Available records:
........
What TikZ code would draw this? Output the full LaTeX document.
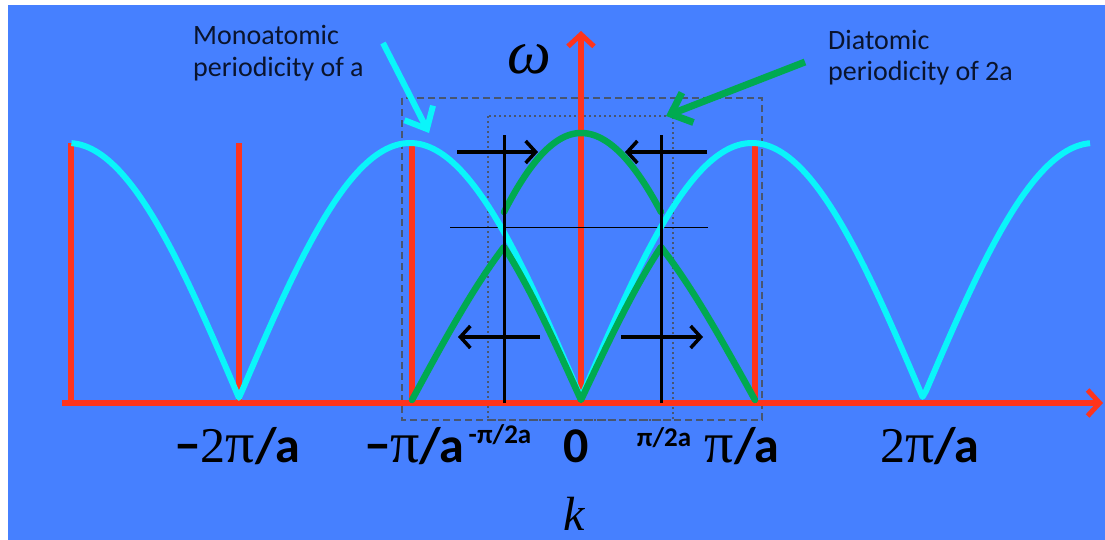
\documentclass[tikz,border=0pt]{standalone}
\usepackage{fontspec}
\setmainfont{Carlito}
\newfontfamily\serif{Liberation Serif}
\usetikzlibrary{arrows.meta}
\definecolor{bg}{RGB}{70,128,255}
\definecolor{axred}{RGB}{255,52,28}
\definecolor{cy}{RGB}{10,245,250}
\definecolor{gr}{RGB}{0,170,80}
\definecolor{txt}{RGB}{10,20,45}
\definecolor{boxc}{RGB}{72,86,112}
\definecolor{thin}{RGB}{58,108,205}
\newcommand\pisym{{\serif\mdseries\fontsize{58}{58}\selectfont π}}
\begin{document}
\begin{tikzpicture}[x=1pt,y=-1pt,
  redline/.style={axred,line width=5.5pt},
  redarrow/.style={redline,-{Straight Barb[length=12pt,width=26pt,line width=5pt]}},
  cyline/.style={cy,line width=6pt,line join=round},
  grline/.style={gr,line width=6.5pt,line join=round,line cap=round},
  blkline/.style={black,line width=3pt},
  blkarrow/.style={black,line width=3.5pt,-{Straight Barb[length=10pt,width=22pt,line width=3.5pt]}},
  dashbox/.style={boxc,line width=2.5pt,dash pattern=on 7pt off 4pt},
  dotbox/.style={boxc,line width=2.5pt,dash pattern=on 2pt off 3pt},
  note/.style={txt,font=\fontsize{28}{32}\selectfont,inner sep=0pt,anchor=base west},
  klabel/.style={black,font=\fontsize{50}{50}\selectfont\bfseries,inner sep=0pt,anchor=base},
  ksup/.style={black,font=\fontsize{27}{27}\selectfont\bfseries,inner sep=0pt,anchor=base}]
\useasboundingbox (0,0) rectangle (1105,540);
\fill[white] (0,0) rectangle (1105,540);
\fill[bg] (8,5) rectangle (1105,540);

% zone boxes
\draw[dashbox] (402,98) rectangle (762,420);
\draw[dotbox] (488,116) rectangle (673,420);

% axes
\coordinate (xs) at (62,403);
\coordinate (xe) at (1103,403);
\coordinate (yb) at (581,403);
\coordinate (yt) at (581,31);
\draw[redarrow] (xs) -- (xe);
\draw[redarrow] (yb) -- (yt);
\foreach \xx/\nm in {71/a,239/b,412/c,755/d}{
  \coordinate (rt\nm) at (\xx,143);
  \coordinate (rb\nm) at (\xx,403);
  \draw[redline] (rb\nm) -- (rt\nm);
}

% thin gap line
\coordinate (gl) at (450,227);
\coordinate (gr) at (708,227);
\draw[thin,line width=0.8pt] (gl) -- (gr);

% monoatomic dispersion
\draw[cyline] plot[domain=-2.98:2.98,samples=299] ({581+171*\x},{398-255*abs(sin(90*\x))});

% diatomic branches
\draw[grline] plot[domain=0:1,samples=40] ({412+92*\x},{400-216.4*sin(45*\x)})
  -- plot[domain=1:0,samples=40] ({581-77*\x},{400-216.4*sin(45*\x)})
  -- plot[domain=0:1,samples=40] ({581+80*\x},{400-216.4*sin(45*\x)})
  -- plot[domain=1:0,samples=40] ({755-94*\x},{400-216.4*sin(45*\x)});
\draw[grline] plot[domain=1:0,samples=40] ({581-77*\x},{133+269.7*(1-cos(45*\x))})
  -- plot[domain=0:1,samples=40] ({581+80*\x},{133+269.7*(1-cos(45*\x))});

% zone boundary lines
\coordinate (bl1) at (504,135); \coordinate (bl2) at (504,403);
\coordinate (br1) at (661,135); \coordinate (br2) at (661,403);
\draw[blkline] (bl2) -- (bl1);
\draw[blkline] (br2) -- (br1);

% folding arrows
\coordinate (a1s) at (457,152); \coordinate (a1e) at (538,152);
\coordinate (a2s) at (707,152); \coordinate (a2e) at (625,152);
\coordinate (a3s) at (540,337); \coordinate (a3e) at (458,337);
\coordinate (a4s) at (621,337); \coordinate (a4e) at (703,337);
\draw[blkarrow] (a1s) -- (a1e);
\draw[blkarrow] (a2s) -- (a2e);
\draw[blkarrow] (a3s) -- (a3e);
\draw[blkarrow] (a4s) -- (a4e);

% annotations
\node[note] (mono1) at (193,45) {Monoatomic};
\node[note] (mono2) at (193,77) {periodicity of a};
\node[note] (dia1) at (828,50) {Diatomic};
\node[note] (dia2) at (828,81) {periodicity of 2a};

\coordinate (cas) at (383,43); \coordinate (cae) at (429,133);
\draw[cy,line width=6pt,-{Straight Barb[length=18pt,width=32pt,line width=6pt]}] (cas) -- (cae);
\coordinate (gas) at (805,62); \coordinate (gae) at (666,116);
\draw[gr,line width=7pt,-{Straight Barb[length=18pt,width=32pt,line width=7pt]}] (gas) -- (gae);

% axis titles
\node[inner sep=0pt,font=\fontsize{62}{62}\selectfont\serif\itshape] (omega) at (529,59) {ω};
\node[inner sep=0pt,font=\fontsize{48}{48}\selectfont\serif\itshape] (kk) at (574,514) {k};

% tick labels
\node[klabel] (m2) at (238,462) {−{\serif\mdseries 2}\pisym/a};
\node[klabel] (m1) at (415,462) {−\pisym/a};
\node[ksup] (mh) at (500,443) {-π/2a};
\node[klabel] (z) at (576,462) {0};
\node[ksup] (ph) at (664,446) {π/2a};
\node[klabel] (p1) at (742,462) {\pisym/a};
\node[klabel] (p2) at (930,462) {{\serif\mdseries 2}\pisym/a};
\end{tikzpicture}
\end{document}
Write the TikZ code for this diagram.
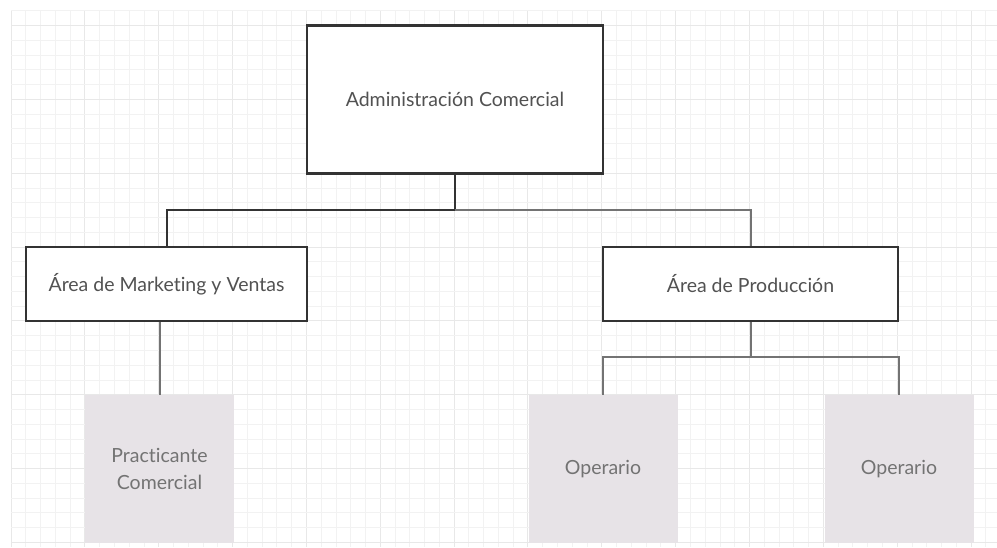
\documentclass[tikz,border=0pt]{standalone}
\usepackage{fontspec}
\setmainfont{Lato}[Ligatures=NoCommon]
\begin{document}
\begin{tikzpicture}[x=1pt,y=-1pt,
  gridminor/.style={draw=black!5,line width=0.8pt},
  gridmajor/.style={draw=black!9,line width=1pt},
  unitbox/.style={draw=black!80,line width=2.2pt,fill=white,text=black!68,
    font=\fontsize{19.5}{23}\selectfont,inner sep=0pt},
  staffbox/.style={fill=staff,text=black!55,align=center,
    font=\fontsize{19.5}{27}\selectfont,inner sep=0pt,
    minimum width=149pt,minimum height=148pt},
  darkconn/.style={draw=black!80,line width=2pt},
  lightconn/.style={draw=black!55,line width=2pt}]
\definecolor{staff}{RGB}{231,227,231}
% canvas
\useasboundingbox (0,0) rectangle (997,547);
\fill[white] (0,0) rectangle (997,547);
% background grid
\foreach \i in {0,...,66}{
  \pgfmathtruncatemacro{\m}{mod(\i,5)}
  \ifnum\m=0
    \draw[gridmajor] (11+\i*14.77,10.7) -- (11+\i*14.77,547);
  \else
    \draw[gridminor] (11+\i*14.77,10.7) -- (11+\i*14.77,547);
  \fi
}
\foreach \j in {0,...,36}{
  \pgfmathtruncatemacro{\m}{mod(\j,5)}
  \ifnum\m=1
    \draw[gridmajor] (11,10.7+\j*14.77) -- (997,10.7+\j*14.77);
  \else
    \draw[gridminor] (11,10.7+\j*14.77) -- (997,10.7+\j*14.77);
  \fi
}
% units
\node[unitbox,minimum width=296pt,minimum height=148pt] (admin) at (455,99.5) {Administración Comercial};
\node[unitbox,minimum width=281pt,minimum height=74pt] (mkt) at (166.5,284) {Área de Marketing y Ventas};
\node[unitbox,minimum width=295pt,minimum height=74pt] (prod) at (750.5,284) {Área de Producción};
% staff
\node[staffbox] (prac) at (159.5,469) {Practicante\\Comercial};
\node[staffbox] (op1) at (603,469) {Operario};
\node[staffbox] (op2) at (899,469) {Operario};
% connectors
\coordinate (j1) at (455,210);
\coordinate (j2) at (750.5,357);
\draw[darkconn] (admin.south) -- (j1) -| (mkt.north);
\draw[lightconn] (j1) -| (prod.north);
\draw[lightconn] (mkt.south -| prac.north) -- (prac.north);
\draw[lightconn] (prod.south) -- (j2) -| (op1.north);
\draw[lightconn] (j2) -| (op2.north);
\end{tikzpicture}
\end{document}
........
What is required: Lines that include the word "code" — how many are there in the data? Answer with the number alone.

Solution below: 2